What to do
Return precisely the span of lines from the top of the material below to the line containing "const seriesColors = ['#F8766D', '#00BFC4'];", both included. Pictures are excluded.

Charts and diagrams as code
#####

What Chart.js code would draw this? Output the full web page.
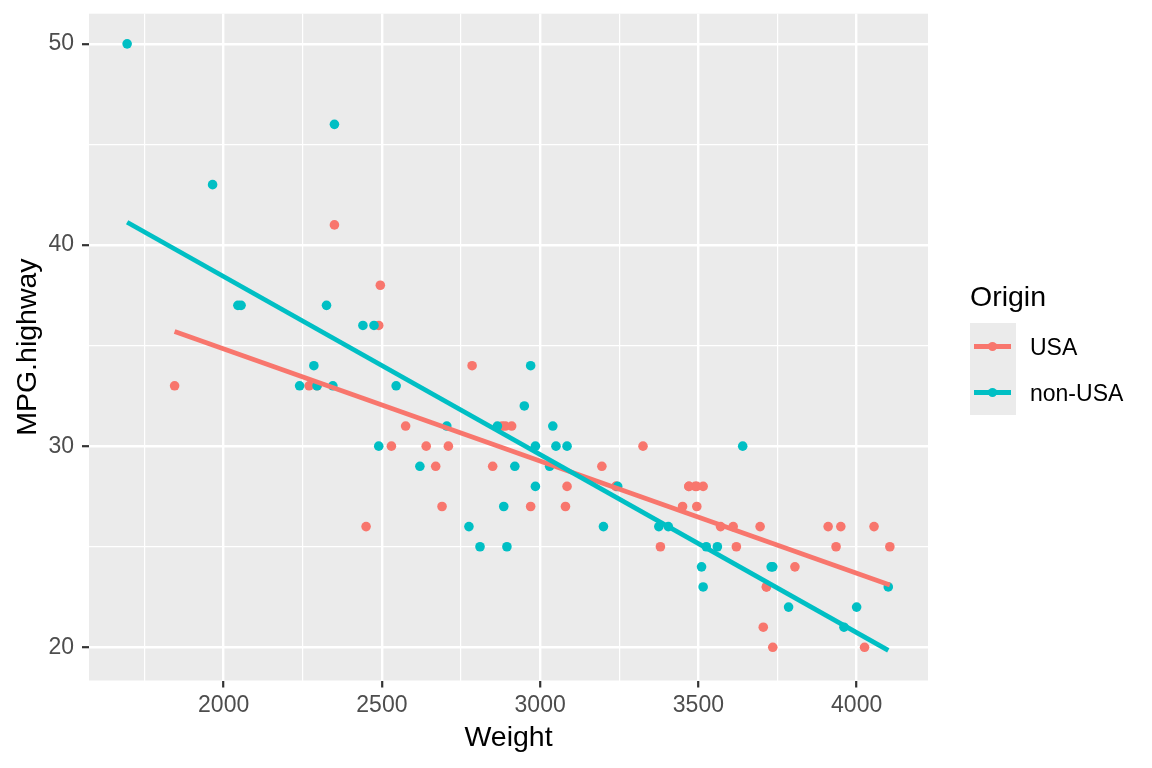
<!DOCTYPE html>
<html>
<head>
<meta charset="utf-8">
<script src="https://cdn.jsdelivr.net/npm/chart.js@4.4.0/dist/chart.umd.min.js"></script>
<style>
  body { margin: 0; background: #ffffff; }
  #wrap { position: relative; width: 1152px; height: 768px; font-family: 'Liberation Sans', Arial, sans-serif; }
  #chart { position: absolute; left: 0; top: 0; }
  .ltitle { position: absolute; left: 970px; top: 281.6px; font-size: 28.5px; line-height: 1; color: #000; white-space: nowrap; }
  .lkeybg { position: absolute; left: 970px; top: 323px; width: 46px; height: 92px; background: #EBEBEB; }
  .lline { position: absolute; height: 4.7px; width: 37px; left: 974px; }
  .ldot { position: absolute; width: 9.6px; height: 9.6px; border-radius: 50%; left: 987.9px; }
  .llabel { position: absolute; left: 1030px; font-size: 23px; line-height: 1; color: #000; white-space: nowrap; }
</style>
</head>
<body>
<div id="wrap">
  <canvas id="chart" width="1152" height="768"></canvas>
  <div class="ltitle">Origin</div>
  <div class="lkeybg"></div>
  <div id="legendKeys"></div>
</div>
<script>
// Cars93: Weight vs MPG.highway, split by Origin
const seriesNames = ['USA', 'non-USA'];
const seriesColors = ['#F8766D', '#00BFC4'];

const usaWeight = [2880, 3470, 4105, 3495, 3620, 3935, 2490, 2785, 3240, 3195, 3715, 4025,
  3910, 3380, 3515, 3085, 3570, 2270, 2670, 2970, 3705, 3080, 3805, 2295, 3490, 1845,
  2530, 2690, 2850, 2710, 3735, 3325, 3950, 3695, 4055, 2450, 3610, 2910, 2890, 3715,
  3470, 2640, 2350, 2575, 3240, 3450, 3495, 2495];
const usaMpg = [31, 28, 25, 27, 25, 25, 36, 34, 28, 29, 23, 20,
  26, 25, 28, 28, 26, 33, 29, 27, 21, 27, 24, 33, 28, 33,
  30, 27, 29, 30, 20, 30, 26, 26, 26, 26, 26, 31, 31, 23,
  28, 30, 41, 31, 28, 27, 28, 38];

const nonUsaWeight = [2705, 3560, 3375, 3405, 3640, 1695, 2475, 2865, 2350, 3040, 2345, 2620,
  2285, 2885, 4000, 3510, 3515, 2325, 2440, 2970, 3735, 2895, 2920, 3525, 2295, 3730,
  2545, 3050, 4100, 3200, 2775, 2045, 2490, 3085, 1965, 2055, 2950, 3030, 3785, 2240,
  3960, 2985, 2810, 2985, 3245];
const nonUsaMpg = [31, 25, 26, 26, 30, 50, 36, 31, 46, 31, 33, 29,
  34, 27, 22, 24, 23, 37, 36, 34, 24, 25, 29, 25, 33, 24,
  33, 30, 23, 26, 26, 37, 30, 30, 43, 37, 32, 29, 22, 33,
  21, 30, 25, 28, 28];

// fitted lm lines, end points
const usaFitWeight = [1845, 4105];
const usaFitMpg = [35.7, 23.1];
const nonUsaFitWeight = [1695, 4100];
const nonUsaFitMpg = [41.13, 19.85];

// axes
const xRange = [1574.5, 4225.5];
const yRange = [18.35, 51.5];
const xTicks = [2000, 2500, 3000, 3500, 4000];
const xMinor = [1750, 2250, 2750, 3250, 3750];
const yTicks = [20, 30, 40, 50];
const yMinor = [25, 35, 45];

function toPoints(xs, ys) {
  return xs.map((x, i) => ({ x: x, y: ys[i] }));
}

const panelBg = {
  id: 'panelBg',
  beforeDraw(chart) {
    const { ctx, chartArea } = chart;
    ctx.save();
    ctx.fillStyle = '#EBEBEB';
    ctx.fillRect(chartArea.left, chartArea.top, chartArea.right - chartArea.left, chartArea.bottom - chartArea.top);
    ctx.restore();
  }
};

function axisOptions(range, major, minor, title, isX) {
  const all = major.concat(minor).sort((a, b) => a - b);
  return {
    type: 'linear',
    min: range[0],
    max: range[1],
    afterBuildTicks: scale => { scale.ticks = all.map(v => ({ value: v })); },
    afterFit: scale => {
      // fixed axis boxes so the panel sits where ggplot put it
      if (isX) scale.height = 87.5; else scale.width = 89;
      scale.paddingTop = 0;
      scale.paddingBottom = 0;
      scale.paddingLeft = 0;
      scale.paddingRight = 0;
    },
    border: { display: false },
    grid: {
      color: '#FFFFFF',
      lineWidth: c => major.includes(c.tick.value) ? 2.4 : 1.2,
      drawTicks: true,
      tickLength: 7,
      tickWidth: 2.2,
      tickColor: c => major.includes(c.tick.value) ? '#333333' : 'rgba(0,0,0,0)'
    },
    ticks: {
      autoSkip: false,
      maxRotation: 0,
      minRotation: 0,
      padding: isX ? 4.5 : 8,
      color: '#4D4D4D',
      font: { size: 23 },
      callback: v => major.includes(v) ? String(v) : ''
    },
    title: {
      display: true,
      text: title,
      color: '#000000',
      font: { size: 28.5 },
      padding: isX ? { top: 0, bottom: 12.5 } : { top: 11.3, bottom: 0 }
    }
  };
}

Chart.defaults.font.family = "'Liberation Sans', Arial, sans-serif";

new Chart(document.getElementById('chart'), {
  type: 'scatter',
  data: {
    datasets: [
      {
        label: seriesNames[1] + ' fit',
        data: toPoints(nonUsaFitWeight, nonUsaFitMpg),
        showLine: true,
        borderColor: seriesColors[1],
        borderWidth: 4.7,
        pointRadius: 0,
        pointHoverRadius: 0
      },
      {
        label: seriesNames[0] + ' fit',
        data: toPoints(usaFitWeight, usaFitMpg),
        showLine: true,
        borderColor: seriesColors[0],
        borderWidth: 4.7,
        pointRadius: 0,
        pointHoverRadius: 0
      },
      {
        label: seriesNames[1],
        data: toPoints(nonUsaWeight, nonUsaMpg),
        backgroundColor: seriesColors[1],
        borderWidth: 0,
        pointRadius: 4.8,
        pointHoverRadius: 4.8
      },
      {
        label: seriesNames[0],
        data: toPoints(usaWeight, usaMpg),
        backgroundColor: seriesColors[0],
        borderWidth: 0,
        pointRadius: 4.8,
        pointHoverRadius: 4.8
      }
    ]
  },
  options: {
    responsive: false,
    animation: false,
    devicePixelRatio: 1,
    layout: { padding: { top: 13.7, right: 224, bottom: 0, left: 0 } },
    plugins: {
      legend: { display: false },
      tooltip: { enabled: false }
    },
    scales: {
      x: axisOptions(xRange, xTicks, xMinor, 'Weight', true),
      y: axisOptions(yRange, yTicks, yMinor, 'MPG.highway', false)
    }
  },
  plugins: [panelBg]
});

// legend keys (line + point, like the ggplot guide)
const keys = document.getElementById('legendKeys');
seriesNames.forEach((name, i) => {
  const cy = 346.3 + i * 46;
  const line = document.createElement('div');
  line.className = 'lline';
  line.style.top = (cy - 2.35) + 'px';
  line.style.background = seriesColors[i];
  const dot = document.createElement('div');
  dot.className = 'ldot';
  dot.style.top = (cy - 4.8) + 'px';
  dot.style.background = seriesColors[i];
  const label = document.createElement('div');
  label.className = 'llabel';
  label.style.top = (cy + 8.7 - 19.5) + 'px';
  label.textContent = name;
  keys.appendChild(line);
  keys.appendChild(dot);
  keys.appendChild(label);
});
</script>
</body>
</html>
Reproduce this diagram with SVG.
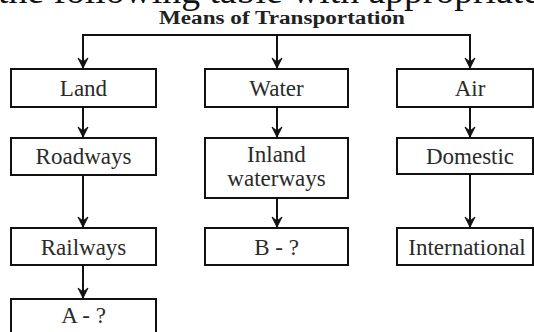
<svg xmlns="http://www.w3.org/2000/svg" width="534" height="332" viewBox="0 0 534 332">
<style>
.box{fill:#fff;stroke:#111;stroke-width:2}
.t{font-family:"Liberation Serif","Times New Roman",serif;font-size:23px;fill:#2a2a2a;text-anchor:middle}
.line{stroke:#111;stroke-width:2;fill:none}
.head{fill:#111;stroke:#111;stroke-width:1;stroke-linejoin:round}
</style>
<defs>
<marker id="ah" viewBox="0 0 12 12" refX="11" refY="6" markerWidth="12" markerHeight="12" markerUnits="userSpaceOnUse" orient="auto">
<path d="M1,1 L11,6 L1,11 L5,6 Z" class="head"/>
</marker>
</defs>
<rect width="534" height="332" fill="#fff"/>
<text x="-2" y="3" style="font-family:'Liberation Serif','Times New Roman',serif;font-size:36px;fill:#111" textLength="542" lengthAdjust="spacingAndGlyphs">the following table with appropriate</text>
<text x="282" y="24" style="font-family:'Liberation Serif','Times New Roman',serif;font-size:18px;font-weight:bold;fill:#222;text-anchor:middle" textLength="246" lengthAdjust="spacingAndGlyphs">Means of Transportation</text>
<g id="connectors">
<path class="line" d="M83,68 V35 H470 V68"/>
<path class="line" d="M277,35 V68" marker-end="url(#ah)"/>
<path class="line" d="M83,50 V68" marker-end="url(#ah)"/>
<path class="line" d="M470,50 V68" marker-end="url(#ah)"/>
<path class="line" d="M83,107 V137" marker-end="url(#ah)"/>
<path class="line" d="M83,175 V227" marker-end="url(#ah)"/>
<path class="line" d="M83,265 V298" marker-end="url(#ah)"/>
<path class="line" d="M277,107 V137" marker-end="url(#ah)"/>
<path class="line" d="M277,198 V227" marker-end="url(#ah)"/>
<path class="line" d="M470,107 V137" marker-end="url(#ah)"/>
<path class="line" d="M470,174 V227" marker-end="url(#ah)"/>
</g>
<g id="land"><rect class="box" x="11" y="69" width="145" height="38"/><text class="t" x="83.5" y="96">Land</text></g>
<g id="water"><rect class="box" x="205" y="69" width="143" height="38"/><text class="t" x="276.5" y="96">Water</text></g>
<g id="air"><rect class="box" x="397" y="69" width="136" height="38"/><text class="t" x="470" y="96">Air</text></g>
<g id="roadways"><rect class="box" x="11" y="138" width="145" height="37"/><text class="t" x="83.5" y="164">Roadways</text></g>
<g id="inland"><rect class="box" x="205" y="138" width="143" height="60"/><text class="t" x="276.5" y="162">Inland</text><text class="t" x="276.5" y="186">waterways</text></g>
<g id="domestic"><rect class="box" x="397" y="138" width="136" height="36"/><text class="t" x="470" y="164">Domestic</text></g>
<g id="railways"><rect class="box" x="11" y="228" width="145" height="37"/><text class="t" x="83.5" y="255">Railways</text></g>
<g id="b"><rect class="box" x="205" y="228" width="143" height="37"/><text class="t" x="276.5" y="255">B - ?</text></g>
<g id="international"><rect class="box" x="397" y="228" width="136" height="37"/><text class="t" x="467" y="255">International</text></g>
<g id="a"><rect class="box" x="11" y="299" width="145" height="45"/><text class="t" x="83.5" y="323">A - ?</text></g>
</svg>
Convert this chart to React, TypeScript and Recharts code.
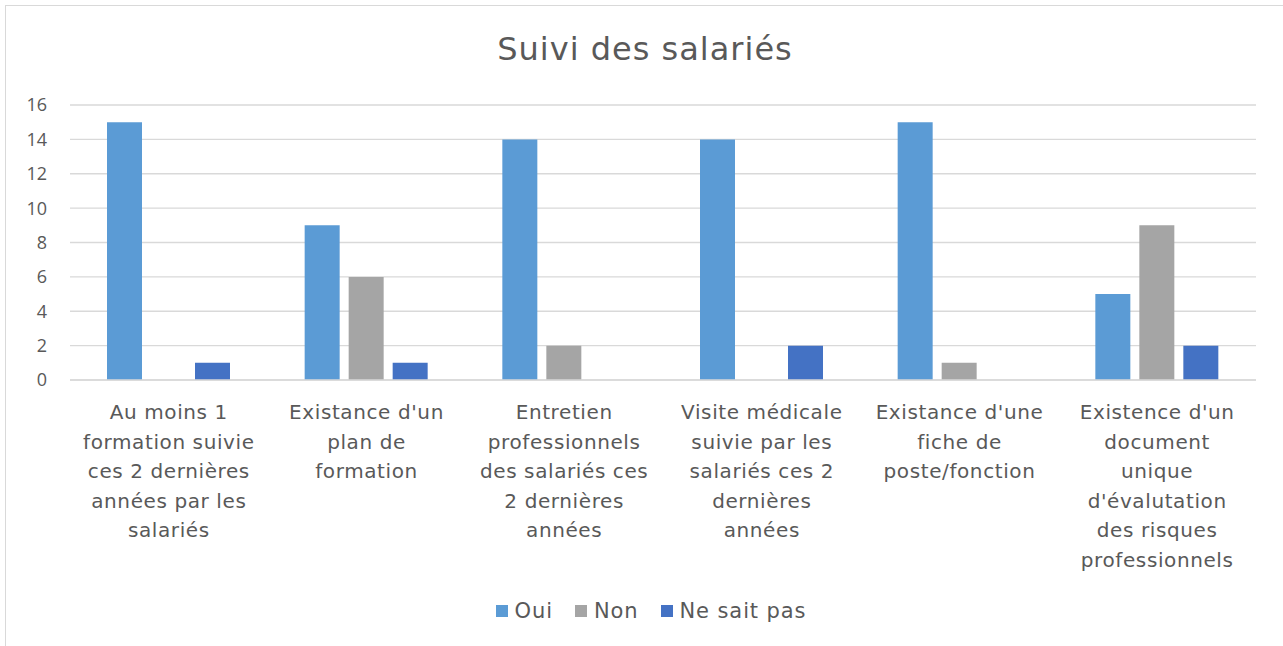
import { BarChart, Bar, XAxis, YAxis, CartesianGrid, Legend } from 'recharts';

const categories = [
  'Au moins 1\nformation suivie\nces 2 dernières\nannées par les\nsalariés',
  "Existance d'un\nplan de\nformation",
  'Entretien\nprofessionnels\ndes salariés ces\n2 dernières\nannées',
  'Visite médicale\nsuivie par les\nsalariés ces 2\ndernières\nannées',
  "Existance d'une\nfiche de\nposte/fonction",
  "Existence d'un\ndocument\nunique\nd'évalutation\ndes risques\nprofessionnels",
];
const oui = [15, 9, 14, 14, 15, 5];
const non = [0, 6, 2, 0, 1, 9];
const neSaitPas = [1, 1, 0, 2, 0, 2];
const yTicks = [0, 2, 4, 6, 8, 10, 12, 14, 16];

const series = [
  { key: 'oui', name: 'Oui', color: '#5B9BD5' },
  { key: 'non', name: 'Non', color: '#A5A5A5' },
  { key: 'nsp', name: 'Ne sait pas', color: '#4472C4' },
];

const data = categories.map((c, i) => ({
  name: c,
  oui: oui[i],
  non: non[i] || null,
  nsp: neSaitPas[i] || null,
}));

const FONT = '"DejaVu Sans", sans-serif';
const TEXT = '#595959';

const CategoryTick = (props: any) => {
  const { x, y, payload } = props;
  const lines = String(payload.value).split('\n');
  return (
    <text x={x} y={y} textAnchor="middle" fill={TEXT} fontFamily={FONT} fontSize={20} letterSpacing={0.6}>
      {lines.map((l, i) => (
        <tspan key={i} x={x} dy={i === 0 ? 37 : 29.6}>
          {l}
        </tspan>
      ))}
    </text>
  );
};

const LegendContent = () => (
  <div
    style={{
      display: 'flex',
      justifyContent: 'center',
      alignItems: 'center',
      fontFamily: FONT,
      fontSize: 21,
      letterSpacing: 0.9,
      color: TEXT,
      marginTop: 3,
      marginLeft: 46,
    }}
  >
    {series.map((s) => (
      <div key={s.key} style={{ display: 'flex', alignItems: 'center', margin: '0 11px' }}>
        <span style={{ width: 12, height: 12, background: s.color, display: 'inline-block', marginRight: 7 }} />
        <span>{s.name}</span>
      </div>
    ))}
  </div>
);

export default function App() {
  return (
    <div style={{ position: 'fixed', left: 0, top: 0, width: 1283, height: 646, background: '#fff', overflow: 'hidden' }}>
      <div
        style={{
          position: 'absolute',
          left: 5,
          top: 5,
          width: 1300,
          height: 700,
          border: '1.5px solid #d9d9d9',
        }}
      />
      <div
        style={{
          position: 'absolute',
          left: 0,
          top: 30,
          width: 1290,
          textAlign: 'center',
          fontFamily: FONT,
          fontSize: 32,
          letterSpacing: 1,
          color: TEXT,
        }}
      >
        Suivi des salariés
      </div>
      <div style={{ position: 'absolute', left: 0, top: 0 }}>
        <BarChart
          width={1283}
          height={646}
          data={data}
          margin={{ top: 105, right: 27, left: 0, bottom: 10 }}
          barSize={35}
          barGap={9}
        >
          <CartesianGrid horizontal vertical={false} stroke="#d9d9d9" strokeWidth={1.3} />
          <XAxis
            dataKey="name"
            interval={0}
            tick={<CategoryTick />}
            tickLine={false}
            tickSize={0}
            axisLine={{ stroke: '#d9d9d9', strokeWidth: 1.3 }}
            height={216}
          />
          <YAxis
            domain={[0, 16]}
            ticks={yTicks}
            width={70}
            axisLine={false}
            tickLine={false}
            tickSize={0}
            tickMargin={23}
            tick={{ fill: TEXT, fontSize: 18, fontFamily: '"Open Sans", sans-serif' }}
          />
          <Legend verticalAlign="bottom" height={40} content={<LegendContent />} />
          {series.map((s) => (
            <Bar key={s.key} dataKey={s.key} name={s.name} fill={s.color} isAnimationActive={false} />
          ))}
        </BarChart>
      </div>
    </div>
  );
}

#####

Worked solution
What Chart.js code would draw this? Output the full web page.
<!DOCTYPE html>
<html>
<head>
<meta charset="utf-8">
<script src="https://cdn.jsdelivr.net/npm/chart.js@4.4.0/dist/chart.umd.min.js"></script>
<style>
  body { margin: 0; background: #ffffff; }
  #wrap { position: relative; width: 1152px; height: 768px; font-family: 'Liberation Sans', Arial, sans-serif; }
  #chart { position: absolute; left: 0; top: 0; }
  .ltitle { position: absolute; left: 970px; top: 281.6px; font-size: 28.5px; line-height: 1; color: #000; white-space: nowrap; }
  .lkeybg { position: absolute; left: 970px; top: 323px; width: 46px; height: 92px; background: #EBEBEB; }
  .lline { position: absolute; height: 4.7px; width: 37px; left: 974px; }
  .ldot { position: absolute; width: 9.6px; height: 9.6px; border-radius: 50%; left: 987.9px; }
  .llabel { position: absolute; left: 1030px; font-size: 23px; line-height: 1; color: #000; white-space: nowrap; }
</style>
</head>
<body>
<div id="wrap">
  <canvas id="chart" width="1152" height="768"></canvas>
  <div class="ltitle">Origin</div>
  <div class="lkeybg"></div>
  <div id="legendKeys"></div>
</div>
<script>
// Cars93: Weight vs MPG.highway, split by Origin
const seriesNames = ['USA', 'non-USA'];
const seriesColors = ['#F8766D', '#00BFC4'];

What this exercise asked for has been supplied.